During this period, monkeys in popular culture were heavily anthropomorphized. Charles Darwin’s Origin of Species, published in 1859—fewer than twenty years before Huntington was born—made explicit the kinship between man and ape. The Bronx zoo, notably, published postcards featuring chimps and orangutans dining at set tables, wearing human clothing and typing at a typewriter.

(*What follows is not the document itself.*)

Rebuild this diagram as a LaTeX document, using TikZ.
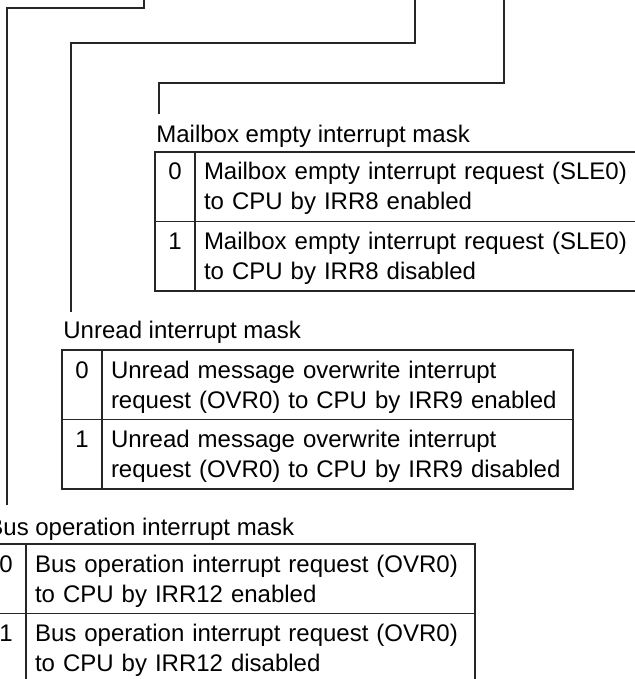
\documentclass[tikz,border=0pt]{standalone}
\usepackage{fontspec}
\setmainfont{Liberation Sans}
\usetikzlibrary{positioning}
\tikzset{
  bitline/.style  ={draw=black!85, line width=0.6pt},
  cellbox/.style  ={draw=black!85, line width=0.6pt, outer sep=0pt, inner ysep=0pt,
                    minimum height=34.75pt, text height=14pt, text depth=20.75pt},
  numcell/.style  ={cellbox, anchor=north west, minimum width=20pt, inner xsep=0pt},
  desccell/.style ={cellbox, inner xsep=4.5pt, text width=#1-9pt, align=left},
  masktitle/.style={anchor=base west, inner sep=0pt},
}

\begin{document}
\begin{tikzpicture}[x=0.5pt, y=-0.5pt, every node/.style={font=\fontsize{12pt}{15pt}\selectfont}]
  \useasboundingbox (0,0) rectangle (635,679);
  \clip (0,0) rectangle (635,679);

  \node[masktitle] (MBT) at (156,143) {Mailbox empty interrupt mask};
  \node[numcell] (MBn0) at (155,152) {0};
  \node[desccell=250pt, right=0pt of MBn0] (MBd0) {Mailbox empty interrupt request (SLE0)\\to CPU by IRR8 enabled};
  \node[numcell, below=0pt of MBn0] (MBn1) {1};
  \node[desccell=250pt, right=0pt of MBn1] (MBd1) {Mailbox empty interrupt request (SLE0)\\to CPU by IRR8 disabled};

  \node[masktitle] (URT) at (63,338) {Unread interrupt mask};
  \node[numcell] (URn0) at (62,350) {0};
  \node[desccell=235.5pt, right=0pt of URn0] (URd0) {Unread message overwrite interrupt\\request (OVR0) to CPU by IRR9 enabled};
  \node[numcell, below=0pt of URn0] (URn1) {1};
  \node[desccell=235.5pt, right=0pt of URn1] (URd1) {Unread message overwrite interrupt\\request (OVR0) to CPU by IRR9 disabled};

  \node[masktitle] (BOT) at (-13,535) {Bus operation interrupt mask};
  \node[numcell] (BOn0) at (-14,544) {0};
  \node[desccell=224.5pt, right=0pt of BOn0] (BOd0) {Bus operation interrupt request (OVR0)\\to CPU by IRR12 enabled};
  \node[numcell, below=0pt of BOn0] (BOn1) {1};
  \node[desccell=224.5pt, right=0pt of BOn1] (BOd1) {Bus operation interrupt request (OVR0)\\to CPU by IRR12 disabled};

  \coordinate (BObit) at (144,0);
  \coordinate (URbit) at (415,0);
  \coordinate (MBbit) at (504,0);
  \coordinate (BOend) at (7,505);
  \coordinate (URend) at (71,312);
  \coordinate (MBend) at (159,114);
  \draw[bitline] (BObit) -- ++(0,8)  -| (BOend);
  \draw[bitline] (URbit) -- ++(0,43) -| (URend);
  \draw[bitline] (MBbit) -- ++(0,83) -| (MBend);
\end{tikzpicture}
\end{document}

For an animalier like Huntington, primates were the nearest equivalent to the human form, and the monkey proved a particularly useful subject for a sculptor because of its expressive and compositional range.
An early example of Huntington’s exploration of the monkey genre is the bronze plaque, Monkey Group, produced 1902-1906. Two chimpanzees are caught in a moment of repose, languidly lounging atop a rock. The chimp on the left reclines with an arm encircling the rock, closely resembling a human reclining on a couch. His companion reaches an arm over the former’s leg, resting his chin on the first monkey’s belly. These monkeys are approachable and personable. This plaque contrasts with the ferocity of many other animals she modeled at the zoo. Huntington’s jaguar sculptures paw aggressively towards unseen prey, bulls lock horns, and butting goat heads collide.
After recovering from a long bout of tuberculosis, Huntington resumed work, creating a new monkey series in preparation for a retrospective exhibition of her work presented by the American Academy of Arts and Letters in New York in 1936. The exhibition toured the United States through 1939. Rhesus Monkeys (one scratching the other) (1934–36) portrays more active primates than those depicted in her early monkey plaque. The rambunctious Rhesus Male (1934-36) smiles contentedly as he twists to scratch behind an ear. The small sculpture captures the childlike nature of the animal. His detailed coat endears the viewer to embrace the lifelike creature. Rhesus Monkeys (one scratching the other) portrays the dignified companionship of monkeys. The symbiotic relationship is extremely tender, evocative of a human couple. The arms and legs of the monkeys create a circlular composition, intimately connecting the pair.
Huntington also realized the potential for primates to represent allegorical themes. Ring-tailed Monkeys "Hymn of Hate" (1936) departs from her earlier depictions of friendly monkeys in favor of a fiercer side. As one wiry monkey grabs a submissive counterpart by the neck, the two open their mouths to cry out. Their titular ring tails curlicue and meet and their elongated toes curl over the edges of the sculpture’s base. The long-legged stature of the aggressor closely imitates the bipedal human stance. Similarly, Domestic Trouble (1938), anthropomorphizes another pair of ring-tailed monkeys grabbing each other by the wrists and hair, grappling in another circular composition. The animals scream and scowl at each other, not unlike a couple in a rather intense lover’s spat. Huntington depicts monkeys acting like humans to slyly poke fun at humans who act like monkeys.
In 1939 Huntington and her husband, Archer M. Huntington, donated their Fifth Avenue townhouse to the National Academy of Design and moved into Rocas, an estate located in Haverstraw, New York. There, Huntington was able to acquire her very own zoo. Featuring bears, wolves, wild boars, and of course, monkeys, the zoo allowed this prolific animalier to continue her passion for animal sculpture, as ever, on her own terms.